▸ Given exercise
Gather all lines in the entries that include the word "this".

▸ Working data
'''
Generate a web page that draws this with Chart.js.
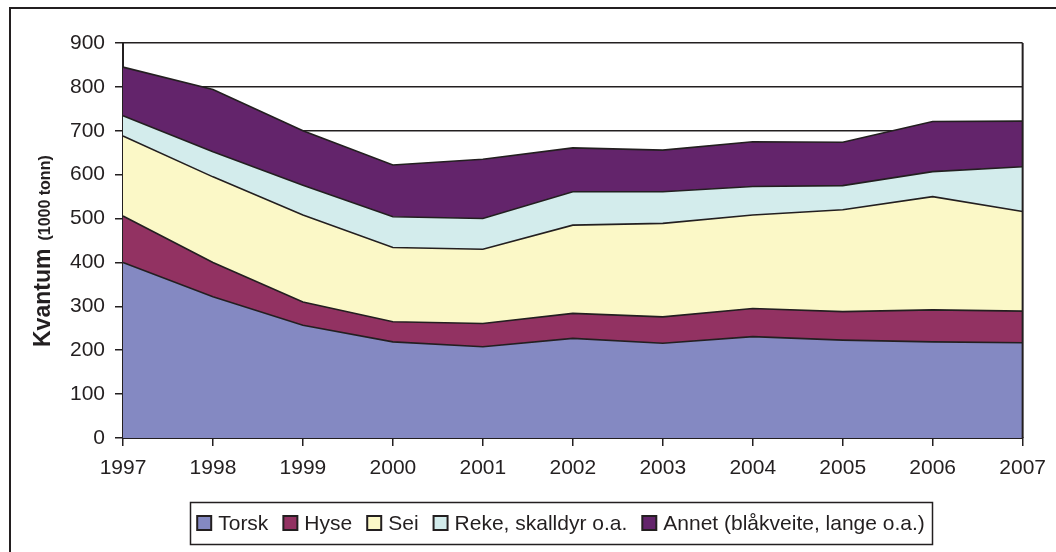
'''
'''
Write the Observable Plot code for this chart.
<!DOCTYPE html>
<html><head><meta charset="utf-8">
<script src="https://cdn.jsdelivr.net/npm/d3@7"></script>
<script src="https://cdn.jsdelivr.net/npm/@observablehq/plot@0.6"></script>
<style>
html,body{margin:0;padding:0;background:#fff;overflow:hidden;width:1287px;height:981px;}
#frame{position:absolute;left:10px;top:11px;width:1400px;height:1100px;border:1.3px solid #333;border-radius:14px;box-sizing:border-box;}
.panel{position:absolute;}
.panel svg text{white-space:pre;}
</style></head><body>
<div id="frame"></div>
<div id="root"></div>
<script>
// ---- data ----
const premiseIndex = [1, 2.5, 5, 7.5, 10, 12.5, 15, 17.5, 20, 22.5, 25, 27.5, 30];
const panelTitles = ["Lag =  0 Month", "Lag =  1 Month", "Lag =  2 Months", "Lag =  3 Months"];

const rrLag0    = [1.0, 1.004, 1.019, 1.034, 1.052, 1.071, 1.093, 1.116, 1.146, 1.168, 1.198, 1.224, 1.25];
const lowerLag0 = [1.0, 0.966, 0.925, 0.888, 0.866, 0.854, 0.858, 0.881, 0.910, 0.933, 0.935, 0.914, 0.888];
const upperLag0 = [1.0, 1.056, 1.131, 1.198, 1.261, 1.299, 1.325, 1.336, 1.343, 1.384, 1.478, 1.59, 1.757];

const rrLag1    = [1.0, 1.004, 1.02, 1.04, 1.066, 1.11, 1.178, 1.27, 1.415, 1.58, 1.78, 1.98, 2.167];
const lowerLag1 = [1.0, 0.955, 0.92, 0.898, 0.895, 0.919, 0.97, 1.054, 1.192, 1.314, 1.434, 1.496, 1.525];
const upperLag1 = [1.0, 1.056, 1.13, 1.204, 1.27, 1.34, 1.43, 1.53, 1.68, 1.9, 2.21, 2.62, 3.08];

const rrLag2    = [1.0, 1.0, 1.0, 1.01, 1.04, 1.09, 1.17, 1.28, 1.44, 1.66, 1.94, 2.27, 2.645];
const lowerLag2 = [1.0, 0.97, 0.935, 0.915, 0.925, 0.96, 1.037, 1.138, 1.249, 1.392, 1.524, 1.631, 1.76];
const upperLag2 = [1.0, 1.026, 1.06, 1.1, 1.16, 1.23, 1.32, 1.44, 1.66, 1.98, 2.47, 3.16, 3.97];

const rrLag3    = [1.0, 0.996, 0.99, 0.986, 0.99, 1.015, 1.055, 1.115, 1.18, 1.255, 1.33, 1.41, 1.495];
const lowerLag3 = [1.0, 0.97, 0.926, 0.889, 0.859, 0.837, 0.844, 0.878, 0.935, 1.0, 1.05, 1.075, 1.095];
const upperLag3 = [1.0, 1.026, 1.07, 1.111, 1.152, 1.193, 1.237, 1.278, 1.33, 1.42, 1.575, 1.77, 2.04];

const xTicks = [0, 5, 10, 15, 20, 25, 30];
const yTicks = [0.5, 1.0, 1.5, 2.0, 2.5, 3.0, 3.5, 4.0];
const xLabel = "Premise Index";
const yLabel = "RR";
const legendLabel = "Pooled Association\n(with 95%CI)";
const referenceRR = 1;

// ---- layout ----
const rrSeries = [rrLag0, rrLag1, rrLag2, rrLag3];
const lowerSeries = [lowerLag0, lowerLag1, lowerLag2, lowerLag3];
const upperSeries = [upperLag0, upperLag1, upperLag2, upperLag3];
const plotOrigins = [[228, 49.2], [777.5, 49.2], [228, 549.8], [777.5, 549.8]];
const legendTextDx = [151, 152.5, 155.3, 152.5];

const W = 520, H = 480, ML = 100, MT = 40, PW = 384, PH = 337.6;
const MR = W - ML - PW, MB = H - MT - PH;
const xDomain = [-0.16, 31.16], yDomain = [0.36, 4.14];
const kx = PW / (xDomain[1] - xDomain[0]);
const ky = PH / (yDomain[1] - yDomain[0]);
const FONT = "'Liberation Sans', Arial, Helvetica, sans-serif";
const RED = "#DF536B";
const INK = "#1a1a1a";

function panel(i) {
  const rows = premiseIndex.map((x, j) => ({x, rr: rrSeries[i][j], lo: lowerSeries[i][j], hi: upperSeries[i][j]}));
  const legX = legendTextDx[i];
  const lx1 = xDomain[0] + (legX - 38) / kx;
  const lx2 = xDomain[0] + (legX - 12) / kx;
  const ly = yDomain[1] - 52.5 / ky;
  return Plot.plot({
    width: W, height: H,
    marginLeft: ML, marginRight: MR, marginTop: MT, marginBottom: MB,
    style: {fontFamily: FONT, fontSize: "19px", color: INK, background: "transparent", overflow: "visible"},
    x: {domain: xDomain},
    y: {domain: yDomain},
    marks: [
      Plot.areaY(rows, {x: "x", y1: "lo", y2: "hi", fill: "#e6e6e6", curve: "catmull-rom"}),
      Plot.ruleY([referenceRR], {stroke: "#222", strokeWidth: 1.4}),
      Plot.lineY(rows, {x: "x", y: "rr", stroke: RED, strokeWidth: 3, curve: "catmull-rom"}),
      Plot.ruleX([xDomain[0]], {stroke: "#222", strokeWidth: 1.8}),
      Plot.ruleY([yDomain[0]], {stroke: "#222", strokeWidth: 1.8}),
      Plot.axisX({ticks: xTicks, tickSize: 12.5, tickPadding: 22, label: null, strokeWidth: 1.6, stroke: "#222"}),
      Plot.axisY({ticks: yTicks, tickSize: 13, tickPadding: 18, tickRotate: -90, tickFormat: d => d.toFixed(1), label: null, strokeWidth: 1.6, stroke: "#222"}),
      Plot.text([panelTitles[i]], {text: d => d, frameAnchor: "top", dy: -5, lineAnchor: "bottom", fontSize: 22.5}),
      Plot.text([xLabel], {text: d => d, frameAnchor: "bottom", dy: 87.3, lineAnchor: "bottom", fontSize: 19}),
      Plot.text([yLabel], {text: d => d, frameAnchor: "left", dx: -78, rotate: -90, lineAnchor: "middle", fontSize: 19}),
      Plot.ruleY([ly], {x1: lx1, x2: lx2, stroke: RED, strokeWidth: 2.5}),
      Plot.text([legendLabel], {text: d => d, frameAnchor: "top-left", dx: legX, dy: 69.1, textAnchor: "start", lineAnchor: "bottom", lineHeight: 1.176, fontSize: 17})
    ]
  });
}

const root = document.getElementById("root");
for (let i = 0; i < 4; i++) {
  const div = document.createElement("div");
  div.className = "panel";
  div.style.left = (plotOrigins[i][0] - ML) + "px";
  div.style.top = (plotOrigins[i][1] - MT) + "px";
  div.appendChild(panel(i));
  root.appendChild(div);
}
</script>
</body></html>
'''
▸ Response below
Generate a web page that draws this with Chart.js.
Write the Observable Plot code for this chart.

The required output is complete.